And your mama wears galoshes!
Kudos to Rand Paul, the Republican running for U.S. Senate in Kentucky. When his debate with Democrat Jack Conway ended Sunday night, Paul exited stage left without shaking Conway’s hand. That, after a bitter debate low-lighted by an exchange over a Conway campaign ad claiming Paul, as a student at Baylor University, belonged to a secret society that mocked Christianity and that one time Paul and another student bound and blindfolded a woman and tried to make her bow down to their god, “Aqua Buddha.”
Paul lit into Conway. “You know how we tell when you’re lying?” Paul asked, referring to Conway. “When your lips are moving. You’re accusing me of crimes. … You’re going to stand there and accuse me of a crime from 30 years ago from some anonymous source? How ridiculous are you? You embarrass this race,” he said. “Run a race like a man … instead of calling me names.”

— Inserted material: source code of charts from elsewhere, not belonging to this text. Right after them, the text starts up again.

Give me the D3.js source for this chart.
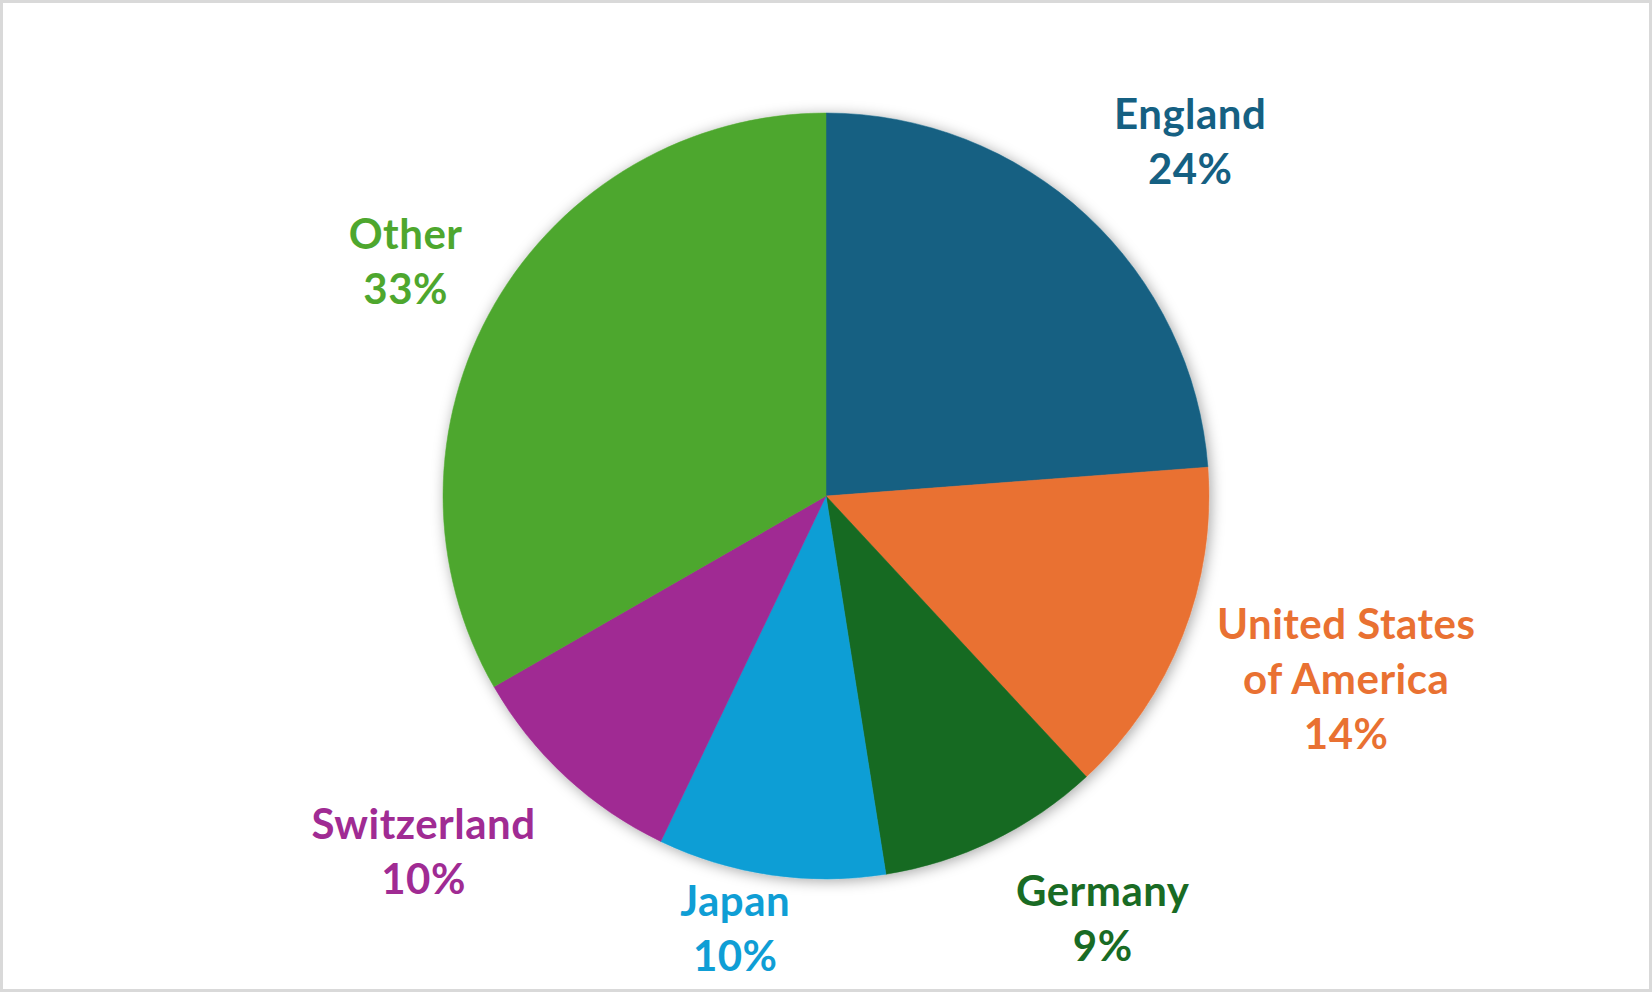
<!DOCTYPE html>
<html>
<head>
<meta charset="utf-8">
<script src="https://cdn.jsdelivr.net/npm/d3@7"></script>
<style>
  html, body { margin: 0; padding: 0; background: #fff; }
  svg { display: block; }
  .lbl { font-family: Lato, "Open Sans", sans-serif; font-weight: 700; font-size: 42px; letter-spacing: 0.5px; }
</style>
</head>
<body>
<svg id="chart" width="1652" height="992"></svg>
<script>
// data (share of total, %)
var countries = ['England', 'United States of America', 'Germany', 'Japan', 'Switzerland', 'Other'];
var shares = [23.8, 14.3, 9.4, 9.6, 9.6, 33.3];
var colors = ['#156082', '#E97132', '#196B24', '#0F9ED5', '#A02B93', '#4EA72E'];

(function() {
    var width = 1652;
    var height = 992;
    var cx = 826;
    var cy = 496;
    var radius = 383;
    var labelGap = 37;
    var lineHeight = 55;
    var wrapWidth = 280;
    var bottomLimit = 975;
    // small hand adjustments of the label boxes, like dragging them in the editor
    var labelNudge = {
        'England': [8, 5],
        'Other': [0, 5],
        'United States of America': [0, -3],
        'Switzerland': [-13, -6],
        'Japan': [11, 5],
        'Germany': [48, -5]
    };

    var svg = d3.select('#chart');

    // frame
    svg.append('rect')
        .attr('x', 1.5)
        .attr('y', 1.5)
        .attr('width', width - 3)
        .attr('height', height - 3)
        .attr('fill', '#fff')
        .attr('stroke', '#d9d9d9')
        .attr('stroke-width', 3);

    var defs = svg.append('defs');
    var shadow = defs.append('filter')
        .attr('id', 'pieShadow')
        .attr('x', '-10%')
        .attr('y', '-10%')
        .attr('width', '120%')
        .attr('height', '120%');
    shadow.append('feDropShadow')
        .attr('dx', 2)
        .attr('dy', 2)
        .attr('stdDeviation', 7)
        .attr('flood-color', '#000')
        .attr('flood-opacity', 0.35);

    var data = countries.map(function(c, i) {
        return { name: c, value: shares[i], color: colors[i] };
    });

    var pie = d3.pie()
        .sort(null)
        .value(function(d) { return d.value; });
    var arc = d3.arc()
        .innerRadius(0)
        .outerRadius(radius);

    var arcs = pie(data);

    var g = svg.append('g')
        .attr('transform', 'translate(' + cx + ',' + cy + ')');

    g.append('g')
        .attr('filter', 'url(#pieShadow)')
        .selectAll('path')
        .data(arcs)
        .enter()
        .append('path')
        .attr('d', arc)
        .attr('fill', function(d) { return d.data.color; })
        .attr('stroke', function(d) { return d.data.color; })
        .attr('stroke-width', 0.5);

    var total = d3.sum(shares);
    var labels = g.append('g')
        .selectAll('text')
        .data(arcs)
        .enter()
        .append('text')
        .attr('class', 'lbl')
        .attr('text-anchor', 'middle')
        .attr('fill', function(d) { return d.data.color; });

    labels.each(function(d) {
        var text = d3.select(this);
        // greedy word wrap, then the percentage on its own line
        var words = d.data.name.split(' ');
        var lines = [];
        var line = [];
        var probe = text.append('tspan');
        words.forEach(function(w) {
            line.push(w);
            probe.text(line.join(' '));
            if (probe.node().getComputedTextLength() > wrapWidth && line.length > 1) {
                line.pop();
                lines.push(line.join(' '));
                line = [w];
            }
        });
        lines.push(line.join(' '));
        probe.remove();
        lines.push(Math.round(d.data.value / total * 100) + '%');

        lines.forEach(function(l, k) {
            text.append('tspan')
                .attr('x', 0)
                .attr('y', k * lineHeight)
                .text(l);
        });

        // outside end: anchor on a ring just past the rim, attach the box by the
        // point of its outline that faces the pie
        var bb = this.getBBox();
        var theta = (d.startAngle + d.endAngle) / 2;
        var sx = Math.sin(theta);
        var sy = -Math.cos(theta);
        var m = Math.max(Math.abs(sx), Math.abs(sy));
        var px = (radius + labelGap) * sx + (sx / m) * bb.width / 2;
        var py = (radius + labelGap) * sy + (sy / m) * bb.height / 2;

        // keep it inside the chart: lift it and slide it sideways
        var over = cy + py + bb.height / 2 - bottomLimit;
        if (over > 0) {
            py -= over;
            px += (sx < 0 ? -1 : 1) * over * 0.8;
        }

        var nudge = labelNudge[d.data.name] || [0, 0];
        var dx = px - (bb.x + bb.width / 2) + nudge[0];
        var dy = py - (bb.y + bb.height / 2) + nudge[1];
        text.attr('transform', 'translate(' + dx + ',' + dy + ')');
    });
})();
</script>
</body>
</html>
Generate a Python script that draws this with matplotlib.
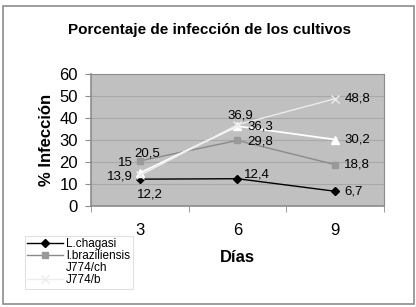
import matplotlib
matplotlib.use("Agg")
import matplotlib.pyplot as plt
from matplotlib.patches import Rectangle

plt.rcParams['font.family'] = ['Liberation Sans', 'DejaVu Sans']

days = ["3", "6", "9"]
chagasi = [12.2, 12.4, 6.7]
braziliensis = [20.5, 29.8, 18.8]
j774_ch = [15, 36.3, 30.2]
j774_b = [13.9, 36.9, 48.8]
series_names = ["L.chagasi", "l.braziliensis", "J774/ch", "J774/b"]
yticks = [0, 10, 20, 30, 40, 50, 60]

fig = plt.figure(figsize=(4.16, 3.07), dpi=100)
W, H = 416, 307
fig.patches.append(Rectangle((3 / W, 1 - 304 / H), (414 - 3) / W, (304 - 6) / H,
                             transform=fig.transFigure, fill=False,
                             edgecolor='#8c8c8c', linewidth=1.2))

ax = fig.add_axes([91 / W, 1 - 206 / H, (384 - 91) / W, (206 - 74) / H])
ax.set_facecolor('#c0c0c0')
x = list(range(len(days)))

l1, = ax.plot(x, chagasi, color='black', lw=1, marker='D', ms=4.5,
              mfc='black', mec='black')
l2, = ax.plot(x, braziliensis, color='#8a8a8a', lw=1, marker='s', ms=5,
              mfc='#999999', mec='#999999')
l3, = ax.plot(x, j774_ch, color='white', lw=1.3, marker='^', ms=6,
              mfc='white', mec='white')
l4, = ax.plot(x, j774_b, color='#ececec', lw=1, marker='x', ms=6,
              mec='#ececec', mew=1)

ax.set_xlim(-0.5, 2.5)
ax.set_ylim(0, 60)
ax.set_yticks(yticks)
ax.set_yticklabels([str(v) for v in yticks], fontsize=12)
ax.set_xticks(x)
ax.set_xticklabels(days, fontsize=12)
ax.set_xticks([-0.5, 0.5, 1.5, 2.5], minor=True)
ax.tick_params(axis='x', which='major', length=0, pad=12)
ax.tick_params(axis='x', which='minor', length=4, color='#8c8c8c')
ax.tick_params(axis='y', length=4, color='#8c8c8c', pad=5.5)
ax.yaxis.grid(True, color='#a8a8a8', lw=0.8)
ax.set_axisbelow(True)
for s in ['top', 'right']:
    ax.spines[s].set_color('#8c8c8c')
for s in ['left', 'bottom']:
    ax.spines[s].set_color('#8c8c8c')
    ax.spines[s].set_linewidth(1.2)

def fmt(v):
    return f"{v:g}".replace('.', ',')

fs = 9.5
# day 3 labels
ax.annotate(fmt(chagasi[0]), (0, chagasi[0]), xytext=(-2, -11), textcoords='offset points', ha='left', va='center', fontsize=fs)
ax.annotate(fmt(braziliensis[0]), (0, braziliensis[0]), xytext=(-4, 5), textcoords='offset points', ha='left', va='center', fontsize=fs)
ax.annotate(fmt(j774_ch[0]), (0, j774_ch[0]), xytext=(-5, 7), textcoords='offset points', ha='right', va='center', fontsize=fs)
ax.annotate(fmt(j774_b[0]), (0, j774_b[0]), xytext=(-5, -1), textcoords='offset points', ha='right', va='center', fontsize=fs)
# day 6 labels
ax.annotate(fmt(chagasi[1]), (1, chagasi[1]), xytext=(5, 3), textcoords='offset points', ha='left', va='center', fontsize=fs)
ax.annotate(fmt(braziliensis[1]), (1, braziliensis[1]), xytext=(7, -1), textcoords='offset points', ha='left', va='center', fontsize=fs)
ax.annotate(fmt(j774_ch[1]), (1, j774_ch[1]), xytext=(7, 0), textcoords='offset points', ha='left', va='center', fontsize=fs)
ax.annotate(fmt(j774_b[1]), (1, j774_b[1]), xytext=(-7, 7), textcoords='offset points', ha='left', va='center', fontsize=fs)
# day 9 labels
for ser in [chagasi, braziliensis, j774_ch, j774_b]:
    ax.annotate(fmt(ser[2]), (2, ser[2]), xytext=(6.5, 0), textcoords='offset points', ha='left', va='center', fontsize=fs)

ax.set_ylabel("% Infección", fontsize=12, fontweight='bold', labelpad=4)
fig.text(237 / W, 1 - 257 / H, "Días", ha='center', va='center', fontsize=12, fontweight='bold')
fig.text(209 / W, 1 - 30 / H, "Porcentaje de infección de los cultivos", ha='center', va='center',
         fontsize=11, fontweight='bold')

leg = fig.legend([l1, l2, l3, l4], series_names, loc='upper left',
                 bbox_to_anchor=(25 / W, 1 - 236 / H), fontsize=8.5, frameon=True,
                 fancybox=False, edgecolor='#dadada', borderpad=0.2, labelspacing=0.0,
                 handlelength=3, handletextpad=0.3, borderaxespad=0)
leg.get_frame().set_linewidth(0.8)

fig.savefig("out.png", dpi=100)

Well now. The point isn’t Conway’s claim, Paul’s alleged collegiate exuberance or the relevance to Kentucky. It’s Paul’s refusal have a bunch of gunk dumped all over him and then pretend to like the smell. Politicians do it all the time: call each other every imaginable name, dig up muck (or stuff that’s muck-like) and spew it all around — and then shake hands. Really? Say this for Rand Paul: He was angry, but it was real.